Civil service pay remit guidance - an update from the NEC
On 22 May, the UK Government announced its position on public sector pay for 2025/26. In the UK civil service, the pay remit figure was set at 3.25%, with an extra 0.5% to deal with specific issues including low pay, giving a total remit of 3.75%.
During the talks on the remit guidance, PCS was clear with the government that its stated intention to impose a figure of 2.8% was unacceptable. We were clear our members required an inflation-proofed pay rise; together with a degree of pay restoration for the erosion of living standards they had suffered over decades; and measures to deal with chronic low pay.
We are pleased that the government has accepted some of our arguments. We have shifted them from 2.8% to 3.75%, which will be above inflation, provided it remains at its projected figure of 3.2% across the relevant period; and there is a specific allocation of money to deal with low pay.
However, PCS does not consider that the overall remit figure is capable of meeting our members’ needs in this pay round.
Following the election of a new government last year, we wrote to the Cabinet Office setting out our bargaining objectives. These included inflation-proofed pay rises, pay restoration and coherence of pay across the civil service to deal with inequality. The government agreed to talks on a pay and reward strategy to address these matters.
The PCS National Executive Committee (NEC) met today to consider the position reached in talks, the remit figure and the policies decided by our annual delegate conference this month on our national campaign. In addition to the demands that we have previously tabled, conference agreed demands for an £18 an hour minimum wage, up from the previous demand of £15 an hour; and opposition to mutually agreed exits, seeking instead a proper job security agreement.
Delegated talks
The NEC agreed that we would now engage in talks at delegated level to try to secure as much money in members' pockets as soon as possible. That said, our negotiators will be making clear that any offers around the headline pay remit figure will not be considered acceptable by the union.
The NEC also agreed that we would write to the Cabinet Office seeking an injection of pace into the talks on pay and jobs, with an agreed timetable, particularly in light of recent government announcements on restructuring and speculation in the press on job cuts in the civil service.
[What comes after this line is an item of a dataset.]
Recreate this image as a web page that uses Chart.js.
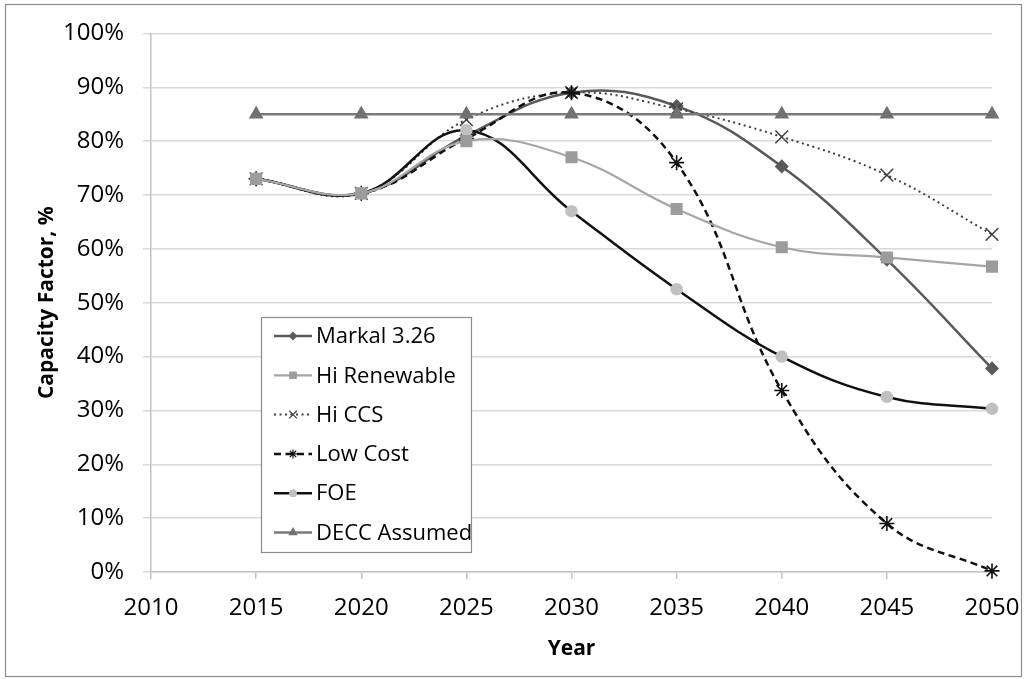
<!DOCTYPE html>
<html>
<head>
<meta charset="utf-8">
<script src="https://cdn.jsdelivr.net/npm/chart.js"></script>
<style>
  body { margin: 0; background: #fff; }
  #wrap { width: 1027px; height: 679px; position: relative; }
</style>
</head>
<body>
<div id="wrap"><canvas id="cf"></canvas></div>
<script>
'use strict';

// values (% capacity factor)
const years = [2015, 2020, 2025, 2030, 2035, 2040, 2045, 2050];
const markal = [73, 70.3, 81, 89, 86.5, 75.3, 58, 37.8];
const hiRenewable = [73, 70.3, 80, 77, 67.4, 60.3, 58.4, 56.7];
const hiCCS = [73, 70.3, 84, 89, 86, 80.8, 73.7, 62.7];
const lowCost = [73, 70.3, 80.5, 89, 76, 33.7, 9, 0.2];
const foe = [73, 70.3, 82, 67, 52.5, 40, 32.5, 30.3];
const deccAssumed = [85, 85, 85, 85, 85, 85, 85, 85];

const xTicks = [2010, 2015, 2020, 2025, 2030, 2035, 2040, 2045, 2050];
const yTicks = [0, 10, 20, 30, 40, 50, 60, 70, 80, 90, 100];

const FONT = '"Open Sans", "Noto Sans", sans-serif';

const toPoints = (vals) => vals.map((v, i) => ({ x: years[i], y: v }));

function series(label, vals, style) {
  return Object.assign({
    label: label,
    data: toPoints(vals),
    showLine: true,
    tension: 0.4,
    borderWidth: 2.5,
    pointBorderWidth: 1.5,
    pointHoverRadius: 0,
    clip: false,
  }, style);
}

const datasets = [
  series('Markal 3.26', markal, {
    borderColor: '#5a5a5a', pointStyle: 'rectRot', pointRadius: 6,
    pointBackgroundColor: '#5a5a5a', pointBorderColor: '#5a5a5a', order: 5,
  }),
  series('Hi Renewable', hiRenewable, {
    borderColor: '#a6a6a6', borderWidth: 2.2, pointStyle: 'rect', pointRadius: 7.5,
    pointBackgroundColor: '#9c9c9c', pointBorderColor: '#9c9c9c', order: 0,
  }),
  series('Hi CCS', hiCCS, {
    borderColor: '#404040', borderWidth: 2, borderDash: [2, 3.5],
    pointStyle: 'crossRot', pointRadius: 9,
    pointBackgroundColor: '#404040', pointBorderColor: '#404040', order: 4,
  }),
  series('Low Cost', lowCost, {
    borderColor: '#111', borderDash: [7, 4.5],
    pointStyle: 'star', pointRadius: 7.5, pointBorderWidth: 1.6,
    pointBackgroundColor: '#111', pointBorderColor: '#111', order: 3,
  }),
  series('FOE', foe, {
    borderColor: '#111', pointStyle: 'circle', pointRadius: 5.5,
    pointBackgroundColor: '#c0c0c0', pointBorderColor: '#c0c0c0', order: 2,
  }),
  series('DECC Assumed', deccAssumed, {
    borderColor: '#7a7a7a', pointStyle: 'triangle', pointRadius: 7,
    pointBackgroundColor: '#717171', pointBorderColor: '#717171', order: 1,
  }),
];

// outer frame of the chart
const frame = {
  id: 'frame',
  beforeDraw(chart) {
    const c = chart.ctx;
    c.save();
    c.fillStyle = '#fff';
    c.fillRect(0, 0, chart.width, chart.height);
    c.strokeStyle = '#8c8c8c';
    c.lineWidth = 1.2;
    c.strokeRect(5.5, 4.5, 1016, 672);
    c.restore();
  },
};

// excel style legend box: line + marker + text
const boxLegend = {
  id: 'boxLegend',
  afterDraw(chart) {
    const c = chart.ctx;
    const box = { left: 261, top: 317, width: 210, height: 235 };
    c.save();
    c.fillStyle = '#fff';
    c.fillRect(box.left, box.top, box.width, box.height);
    c.strokeStyle = '#8c8c8c';
    c.lineWidth = 1.2;
    c.strokeRect(box.left + 0.5, box.top + 0.5, box.width, box.height);

    chart.data.datasets.forEach((ds, i) => {
      const y = 336 + i * 39.3;
      c.save();
      c.strokeStyle = ds.borderColor;
      c.lineWidth = ds.borderWidth;
      c.setLineDash(ds.borderDash || []);
      c.beginPath();
      c.moveTo(274, y);
      c.lineTo(312, y);
      c.stroke();
      c.restore();

      c.save();
      c.fillStyle = ds.pointBackgroundColor;
      c.strokeStyle = ds.pointBorderColor;
      c.setLineDash([]);
      Chart.helpers.drawPoint(c, {
        pointStyle: ds.pointStyle,
        radius: ds.pointRadius * 0.6,
        rotation: 0,
        borderWidth: 1,
      }, 293, y);
      c.restore();

      c.fillStyle = '#000';
      c.font = '22px ' + FONT;
      c.textBaseline = 'middle';
      c.textAlign = 'left';
      c.fillText(ds.label, 316, y + 1);
    });
    c.restore();
  },
};

new Chart(document.getElementById('cf'), {
  type: 'scatter',
  data: { datasets: datasets },
  plugins: [frame, boxLegend],
  options: {
    responsive: true,
    maintainAspectRatio: false,
    animation: false,
    layout: { padding: { left: 0, top: 29, right: 35, bottom: 0 } },
    plugins: {
      legend: { display: false },
      tooltip: { enabled: false },
    },
    scales: {
      x: {
        type: 'linear',
        min: 2010,
        max: 2050,
        afterFit: (scale) => {
          scale.height = 107;
          scale.paddingLeft = 0;
          scale.paddingRight = 0;
        },
        afterBuildTicks: (scale) => { scale.ticks = xTicks.map((v) => ({ value: v })); },
        ticks: {
          color: '#000',
          font: { family: FONT, size: 24 },
          padding: 15,
          maxRotation: 0,
          callback: (v) => String(v),
        },
        grid: { drawOnChartArea: false, drawTicks: true, tickLength: 7, color: '#c4c4c4', lineWidth: 1.5 },
        border: { display: true, color: '#c4c4c4', width: 1.5 },
        title: {
          display: true,
          text: 'Year',
          color: '#000',
          font: { family: FONT, size: 21, weight: 'bold' },
          padding: { top: 0, bottom: 17 },
        },
      },
      y: {
        min: 0,
        max: 100,
        afterFit: (scale) => { scale.width = 151; },
        afterBuildTicks: (scale) => { scale.ticks = yTicks.map((v) => ({ value: v })); },
        ticks: {
          color: '#000',
          font: { family: FONT, size: 24 },
          padding: 19,
          callback: (v) => v + '%',
        },
        grid: { color: '#d9d9d9', lineWidth: 1.5, tickLength: 8 },
        border: { display: true, color: '#c4c4c4', width: 1.5 },
        title: {
          display: true,
          text: 'Capacity Factor, %',
          color: '#000',
          font: { family: FONT, size: 21, weight: 'bold' },
          padding: { top: 34, bottom: 0 },
        },
      },
    },
  },
});
</script>
</body>
</html>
In the meantime, the NEC agreed that we would develop our organising and campaigning work with members and branches across the union to get ballot ready. PCS is clear that, should further talks fail to deliver satisfactory progress, a campaign of industrial action will be required to shift the government's position.
The NEC will meet again to consider the outcome of negotiations at delegated level; alongside the response from other unions across the public sector to their pay remits. Should industrial action prove necessary, we will seek to coordinate with others in order to maximise its impact.
This Labour government was elected on a manifesto of delivering change and “Making Work Pay”. PCS intends to hold the government to account to ensure that it delivers on those promises.